## Begin
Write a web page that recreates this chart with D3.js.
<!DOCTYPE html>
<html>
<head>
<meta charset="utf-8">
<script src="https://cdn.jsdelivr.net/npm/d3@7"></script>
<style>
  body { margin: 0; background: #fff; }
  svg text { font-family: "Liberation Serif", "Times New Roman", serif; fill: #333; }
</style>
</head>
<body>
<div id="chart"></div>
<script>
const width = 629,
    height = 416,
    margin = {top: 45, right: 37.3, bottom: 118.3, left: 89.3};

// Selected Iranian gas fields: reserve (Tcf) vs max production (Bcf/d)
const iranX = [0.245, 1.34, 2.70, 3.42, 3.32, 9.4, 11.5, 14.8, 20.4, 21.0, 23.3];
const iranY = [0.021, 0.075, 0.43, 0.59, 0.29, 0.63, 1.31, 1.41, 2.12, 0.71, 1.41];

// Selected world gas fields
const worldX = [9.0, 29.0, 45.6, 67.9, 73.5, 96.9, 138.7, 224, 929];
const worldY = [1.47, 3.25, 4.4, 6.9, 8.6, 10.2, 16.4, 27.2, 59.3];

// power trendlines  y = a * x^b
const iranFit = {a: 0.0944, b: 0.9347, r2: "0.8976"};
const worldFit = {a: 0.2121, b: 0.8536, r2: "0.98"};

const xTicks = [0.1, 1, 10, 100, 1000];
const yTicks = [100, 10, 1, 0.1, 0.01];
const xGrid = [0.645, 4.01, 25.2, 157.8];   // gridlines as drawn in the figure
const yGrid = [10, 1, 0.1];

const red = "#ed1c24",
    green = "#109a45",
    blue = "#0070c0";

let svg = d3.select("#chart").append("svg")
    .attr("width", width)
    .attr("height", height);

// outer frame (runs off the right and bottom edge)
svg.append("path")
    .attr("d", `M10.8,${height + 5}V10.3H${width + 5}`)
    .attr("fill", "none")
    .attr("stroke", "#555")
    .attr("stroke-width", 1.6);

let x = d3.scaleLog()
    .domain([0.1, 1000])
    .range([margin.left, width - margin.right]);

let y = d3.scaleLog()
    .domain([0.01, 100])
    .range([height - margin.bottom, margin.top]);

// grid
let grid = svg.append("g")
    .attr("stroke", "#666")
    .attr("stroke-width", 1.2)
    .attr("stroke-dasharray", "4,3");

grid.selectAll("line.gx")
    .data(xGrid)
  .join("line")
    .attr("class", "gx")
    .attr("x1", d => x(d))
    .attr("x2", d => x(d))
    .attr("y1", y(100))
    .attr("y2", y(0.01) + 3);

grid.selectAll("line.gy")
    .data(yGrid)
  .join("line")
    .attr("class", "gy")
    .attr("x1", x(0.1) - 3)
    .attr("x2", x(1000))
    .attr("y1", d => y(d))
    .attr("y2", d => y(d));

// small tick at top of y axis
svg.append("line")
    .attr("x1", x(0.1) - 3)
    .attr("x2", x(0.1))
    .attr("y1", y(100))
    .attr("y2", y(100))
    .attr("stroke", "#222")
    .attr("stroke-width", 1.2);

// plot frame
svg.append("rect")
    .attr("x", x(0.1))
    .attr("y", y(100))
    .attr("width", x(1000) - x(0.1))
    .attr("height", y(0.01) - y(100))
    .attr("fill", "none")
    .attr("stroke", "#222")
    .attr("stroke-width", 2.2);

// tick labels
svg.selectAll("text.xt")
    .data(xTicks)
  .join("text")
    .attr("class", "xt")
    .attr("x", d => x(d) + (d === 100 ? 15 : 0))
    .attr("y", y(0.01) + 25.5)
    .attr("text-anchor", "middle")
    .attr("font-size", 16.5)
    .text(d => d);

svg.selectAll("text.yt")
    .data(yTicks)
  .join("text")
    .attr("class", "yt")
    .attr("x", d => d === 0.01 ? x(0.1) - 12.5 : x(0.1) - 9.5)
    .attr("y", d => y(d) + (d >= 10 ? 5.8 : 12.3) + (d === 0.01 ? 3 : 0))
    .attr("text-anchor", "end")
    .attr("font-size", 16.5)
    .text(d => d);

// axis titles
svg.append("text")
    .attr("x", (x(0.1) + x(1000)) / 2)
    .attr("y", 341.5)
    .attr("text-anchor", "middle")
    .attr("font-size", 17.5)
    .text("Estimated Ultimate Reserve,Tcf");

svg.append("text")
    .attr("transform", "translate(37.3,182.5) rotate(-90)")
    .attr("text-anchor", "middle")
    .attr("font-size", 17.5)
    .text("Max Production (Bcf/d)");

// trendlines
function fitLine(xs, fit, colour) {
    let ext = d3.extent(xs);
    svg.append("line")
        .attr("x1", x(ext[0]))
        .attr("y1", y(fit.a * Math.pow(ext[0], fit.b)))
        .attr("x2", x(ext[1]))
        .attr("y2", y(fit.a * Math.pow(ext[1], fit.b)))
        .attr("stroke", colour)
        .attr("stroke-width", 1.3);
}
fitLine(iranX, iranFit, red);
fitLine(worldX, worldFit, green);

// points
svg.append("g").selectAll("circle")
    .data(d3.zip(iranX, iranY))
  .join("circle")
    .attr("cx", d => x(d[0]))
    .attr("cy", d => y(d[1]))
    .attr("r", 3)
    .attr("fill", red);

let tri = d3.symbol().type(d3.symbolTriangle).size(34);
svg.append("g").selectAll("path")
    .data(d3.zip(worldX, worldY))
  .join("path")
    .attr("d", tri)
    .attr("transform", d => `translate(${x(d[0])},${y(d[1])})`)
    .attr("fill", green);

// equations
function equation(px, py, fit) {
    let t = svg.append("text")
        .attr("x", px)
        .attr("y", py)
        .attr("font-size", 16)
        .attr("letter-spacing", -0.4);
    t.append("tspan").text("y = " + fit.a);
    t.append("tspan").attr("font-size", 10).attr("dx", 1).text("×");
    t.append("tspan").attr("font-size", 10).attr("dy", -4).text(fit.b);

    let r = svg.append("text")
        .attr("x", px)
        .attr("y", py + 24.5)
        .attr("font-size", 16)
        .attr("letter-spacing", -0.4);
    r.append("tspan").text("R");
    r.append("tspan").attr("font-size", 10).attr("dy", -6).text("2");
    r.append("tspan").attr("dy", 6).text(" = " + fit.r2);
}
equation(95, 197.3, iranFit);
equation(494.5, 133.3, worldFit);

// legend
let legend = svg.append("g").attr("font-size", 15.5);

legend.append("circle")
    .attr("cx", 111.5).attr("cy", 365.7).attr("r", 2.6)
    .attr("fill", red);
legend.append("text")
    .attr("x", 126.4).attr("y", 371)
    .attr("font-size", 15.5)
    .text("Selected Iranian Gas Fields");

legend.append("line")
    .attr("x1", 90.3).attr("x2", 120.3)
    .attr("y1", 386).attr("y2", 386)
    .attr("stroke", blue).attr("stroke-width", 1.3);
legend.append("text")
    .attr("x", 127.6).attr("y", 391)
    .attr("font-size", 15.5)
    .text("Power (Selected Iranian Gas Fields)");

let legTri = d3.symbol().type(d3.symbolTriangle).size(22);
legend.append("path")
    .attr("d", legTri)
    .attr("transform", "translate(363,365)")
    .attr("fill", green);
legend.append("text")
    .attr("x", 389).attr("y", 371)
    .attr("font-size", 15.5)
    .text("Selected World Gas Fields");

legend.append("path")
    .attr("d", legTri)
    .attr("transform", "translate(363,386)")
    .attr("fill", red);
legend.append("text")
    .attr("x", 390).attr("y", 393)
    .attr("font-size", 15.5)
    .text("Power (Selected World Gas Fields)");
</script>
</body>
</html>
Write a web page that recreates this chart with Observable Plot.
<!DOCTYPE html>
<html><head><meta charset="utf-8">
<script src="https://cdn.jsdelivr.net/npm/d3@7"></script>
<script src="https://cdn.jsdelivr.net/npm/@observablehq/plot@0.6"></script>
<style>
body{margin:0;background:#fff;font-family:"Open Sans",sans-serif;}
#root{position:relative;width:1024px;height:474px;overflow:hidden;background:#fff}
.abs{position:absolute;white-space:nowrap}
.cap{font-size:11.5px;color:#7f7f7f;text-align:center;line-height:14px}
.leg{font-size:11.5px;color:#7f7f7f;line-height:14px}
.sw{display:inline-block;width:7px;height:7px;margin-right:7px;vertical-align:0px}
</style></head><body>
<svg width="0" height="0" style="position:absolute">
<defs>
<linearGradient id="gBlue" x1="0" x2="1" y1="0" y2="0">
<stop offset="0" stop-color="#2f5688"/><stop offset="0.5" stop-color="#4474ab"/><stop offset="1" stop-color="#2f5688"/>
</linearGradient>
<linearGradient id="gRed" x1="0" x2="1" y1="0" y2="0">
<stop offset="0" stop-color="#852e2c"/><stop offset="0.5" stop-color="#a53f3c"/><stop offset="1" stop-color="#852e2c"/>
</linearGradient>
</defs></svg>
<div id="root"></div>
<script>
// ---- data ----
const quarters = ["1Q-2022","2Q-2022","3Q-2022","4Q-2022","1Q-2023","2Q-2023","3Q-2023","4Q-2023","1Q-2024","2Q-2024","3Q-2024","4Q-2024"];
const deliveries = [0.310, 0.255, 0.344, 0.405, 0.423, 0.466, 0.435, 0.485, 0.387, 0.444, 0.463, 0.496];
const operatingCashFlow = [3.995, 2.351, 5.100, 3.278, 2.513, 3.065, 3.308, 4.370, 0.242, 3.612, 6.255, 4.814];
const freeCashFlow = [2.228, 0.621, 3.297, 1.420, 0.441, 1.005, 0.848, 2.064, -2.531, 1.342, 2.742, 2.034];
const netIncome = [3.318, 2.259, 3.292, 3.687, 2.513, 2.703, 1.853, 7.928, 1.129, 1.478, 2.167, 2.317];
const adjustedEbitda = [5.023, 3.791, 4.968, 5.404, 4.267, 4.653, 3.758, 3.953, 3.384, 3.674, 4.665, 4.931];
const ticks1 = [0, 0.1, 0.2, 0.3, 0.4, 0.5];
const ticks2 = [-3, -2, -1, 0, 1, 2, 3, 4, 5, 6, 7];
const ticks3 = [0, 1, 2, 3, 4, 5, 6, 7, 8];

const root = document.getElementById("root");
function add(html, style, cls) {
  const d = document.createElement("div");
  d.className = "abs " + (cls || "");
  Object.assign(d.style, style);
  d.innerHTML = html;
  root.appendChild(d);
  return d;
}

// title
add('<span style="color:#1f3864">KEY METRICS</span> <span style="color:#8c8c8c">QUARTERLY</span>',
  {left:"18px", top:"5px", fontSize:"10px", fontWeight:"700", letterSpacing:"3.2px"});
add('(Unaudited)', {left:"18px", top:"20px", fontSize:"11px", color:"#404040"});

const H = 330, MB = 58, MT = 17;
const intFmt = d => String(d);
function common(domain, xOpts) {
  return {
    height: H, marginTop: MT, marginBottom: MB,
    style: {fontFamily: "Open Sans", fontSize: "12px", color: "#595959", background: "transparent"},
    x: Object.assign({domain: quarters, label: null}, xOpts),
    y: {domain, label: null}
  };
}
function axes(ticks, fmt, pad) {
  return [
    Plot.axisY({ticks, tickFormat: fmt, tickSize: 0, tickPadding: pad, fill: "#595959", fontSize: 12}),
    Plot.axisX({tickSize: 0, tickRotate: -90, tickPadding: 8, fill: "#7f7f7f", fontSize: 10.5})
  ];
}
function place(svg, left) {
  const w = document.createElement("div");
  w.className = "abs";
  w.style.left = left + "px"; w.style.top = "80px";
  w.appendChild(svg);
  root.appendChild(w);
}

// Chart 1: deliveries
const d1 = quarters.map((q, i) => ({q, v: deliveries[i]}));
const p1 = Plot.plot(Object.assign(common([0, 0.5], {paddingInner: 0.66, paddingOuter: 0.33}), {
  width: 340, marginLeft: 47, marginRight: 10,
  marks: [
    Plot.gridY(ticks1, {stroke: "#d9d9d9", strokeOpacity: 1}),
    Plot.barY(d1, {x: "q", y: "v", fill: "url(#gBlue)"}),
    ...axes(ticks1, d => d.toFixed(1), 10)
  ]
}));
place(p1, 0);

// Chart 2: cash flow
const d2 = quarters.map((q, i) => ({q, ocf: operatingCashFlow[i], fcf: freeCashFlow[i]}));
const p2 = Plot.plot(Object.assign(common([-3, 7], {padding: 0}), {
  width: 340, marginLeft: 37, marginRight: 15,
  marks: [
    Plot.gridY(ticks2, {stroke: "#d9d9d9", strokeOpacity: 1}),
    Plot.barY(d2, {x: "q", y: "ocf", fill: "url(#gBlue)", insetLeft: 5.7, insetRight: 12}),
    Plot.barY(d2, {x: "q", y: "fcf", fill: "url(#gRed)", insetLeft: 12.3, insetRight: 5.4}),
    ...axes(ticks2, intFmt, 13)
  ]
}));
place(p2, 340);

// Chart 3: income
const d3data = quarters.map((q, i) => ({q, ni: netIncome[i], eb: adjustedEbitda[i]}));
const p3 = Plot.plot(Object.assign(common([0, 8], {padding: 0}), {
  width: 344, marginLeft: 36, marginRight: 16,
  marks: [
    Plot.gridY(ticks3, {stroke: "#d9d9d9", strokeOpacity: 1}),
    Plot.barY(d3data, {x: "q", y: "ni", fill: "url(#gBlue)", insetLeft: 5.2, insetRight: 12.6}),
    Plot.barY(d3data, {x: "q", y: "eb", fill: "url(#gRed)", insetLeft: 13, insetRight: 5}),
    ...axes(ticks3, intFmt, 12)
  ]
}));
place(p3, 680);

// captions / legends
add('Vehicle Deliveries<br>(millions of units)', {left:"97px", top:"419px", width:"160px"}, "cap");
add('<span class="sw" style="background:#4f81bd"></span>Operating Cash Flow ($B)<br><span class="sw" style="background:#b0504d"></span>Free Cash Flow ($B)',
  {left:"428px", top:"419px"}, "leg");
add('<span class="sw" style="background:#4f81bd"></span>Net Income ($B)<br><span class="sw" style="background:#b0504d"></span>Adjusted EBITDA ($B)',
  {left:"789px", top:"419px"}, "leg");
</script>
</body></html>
## End
Set down exactly the lines that begin the records and continue through the line bearing "2.12, 0.71, 1.41];"; include both ends.

Write a web page that recreates this chart with D3.js.
<!DOCTYPE html>
<html>
<head>
<meta charset="utf-8">
<script src="https://cdn.jsdelivr.net/npm/d3@7"></script>
<style>
  body { margin: 0; background: #fff; }
  svg text { font-family: "Liberation Serif", "Times New Roman", serif; fill: #333; }
</style>
</head>
<body>
<div id="chart"></div>
<script>
const width = 629,
    height = 416,
    margin = {top: 45, right: 37.3, bottom: 118.3, left: 89.3};

// Selected Iranian gas fields: reserve (Tcf) vs max production (Bcf/d)
const iranX = [0.245, 1.34, 2.70, 3.42, 3.32, 9.4, 11.5, 14.8, 20.4, 21.0, 23.3];
const iranY = [0.021, 0.075, 0.43, 0.59, 0.29, 0.63, 1.31, 1.41, 2.12, 0.71, 1.41];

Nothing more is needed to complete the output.